Across the country, contract airport workers tell CEOs: Low pay and poor benefits won’t fly 


March 31, 2022

Mohamed Osman, a wheelchair agent at Dallas/Fort Worth International Airport, works seven days a week, sometimes from 4 a.m. to 3 p.m. His job is demanding – occasionally he walks nearly 12 miles a day. 

But Mohamed, a Sudanese immigrant and father of four, is paid such low wages he is barely able to support his family. He depends on tips from generous passengers to help get by, but there is no guarantee how much – if any – he will receive in tips each shift. 

Mohamed has been on the job for nearly 20 years now, helping disabled and elderly passengers make their flights and get where they need to go. He has little to show for it. If Mohamed belonged to a union at DFW, he and his coworkers would have a stronger voice to fight for good-paying jobs, jobs that would allow them the security of knowing they would have enough money to pay for food and the other necessities in life. 

This week, contracted airport workers and their allies held a national day of action at 22 of the nation’s busiest airports, including DFW, where they are pushing for recognition of a union. They are demanding good jobs that pay a living wage, provide vital benefits, and have a voice on the job through a union. The workers represent baggage handlers, cabin cleaners, janitorial workers, wheelchair assistants, and others. 

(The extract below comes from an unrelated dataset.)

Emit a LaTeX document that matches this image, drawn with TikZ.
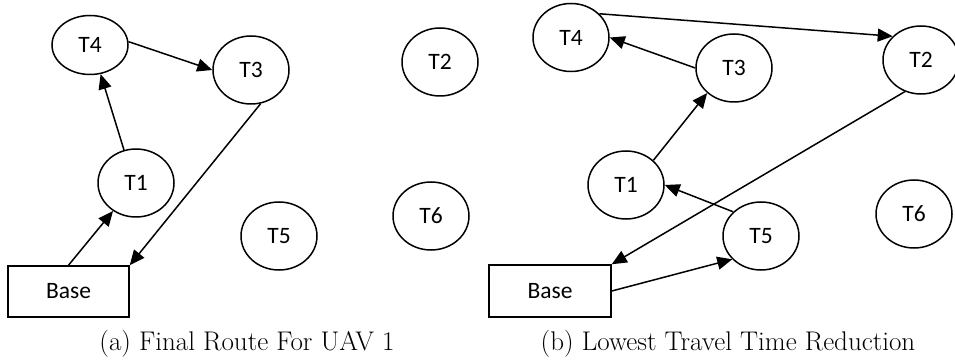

At the same time as the national day of action, SEIU, which helped organize the protests along with Airport Workers United, released new data showing that, on average, Black, Latino, and API contracted airport workers make up to 40 percent less than their White peers. 

“I assist disabled, elderly, and other passengers who need help getting through the airport to their plane,” said Omar Hussein, a wheelchair attendant at DFW. “I’m only paid $12 an hour. I work a lot of hours and some days I work so late that I just sleep over at the airport. I can’t afford a car, rent, and to send money home to my family in Sudan. I like working with passengers, but I’m so tired all the time. That won’t fly any longer. Now, airport workers like me are fed up and taking action to demand that all airport jobs must be good union jobs that pay enough to support our families.” 

SEIU’s new data reveal that contracted airport service workers are 64 percent people of color and make substantially less – 42 percent less on average – than air transportation industry workers overall. The disparities are egregious. Black contracted airport service workers make 40 percent less on average than their White counterparts in the same category, about $18,000 less annually. Latino contracted airport service workers make 35 percent less on average than their White co-workers, about $16,000 less annually. 

SEIU maintains that for decades, as airlines have consolidated into larger corporations, they have squeezed workers by contracting out essential jobs to a broad array of smaller companies in an attempt to dodge accountability for the workers who keep their systems running. At the same time, SEIU says, airlines have accepted billions in public dollars and operate out of airports that receive public funds – all while decreasing the quality of service for travelers across the country. 

Contract airport workers are calling on the CEOs of American Airlines, Delta, and United to sign the “Good Airports Pledge,” committing to take responsibility for all workers, including contractors, throughout their networks and ensuring good jobs, benefits and union rights for all. They’re asking the CEOs to ensure that all who work at an airport, despite one’s race, background, or role, have jobs that pay a living wage, provide affordable health care, and ensure a voice on the job. 

“Amid a national reckoning and wave of workers exercising their power, airport workers are building on years of organizing and asserting themselves as the newest force in the surging labor movement,” said Mary Kay Henry, SEIU International President. “They’re standing up to airline CEOs, raising their voices to demand respect, protections and pay that they can raise a family on. They’re fed up with a system where Black and Brown workers make tens of thousands of dollars less than their White peers, and they’re taking action.”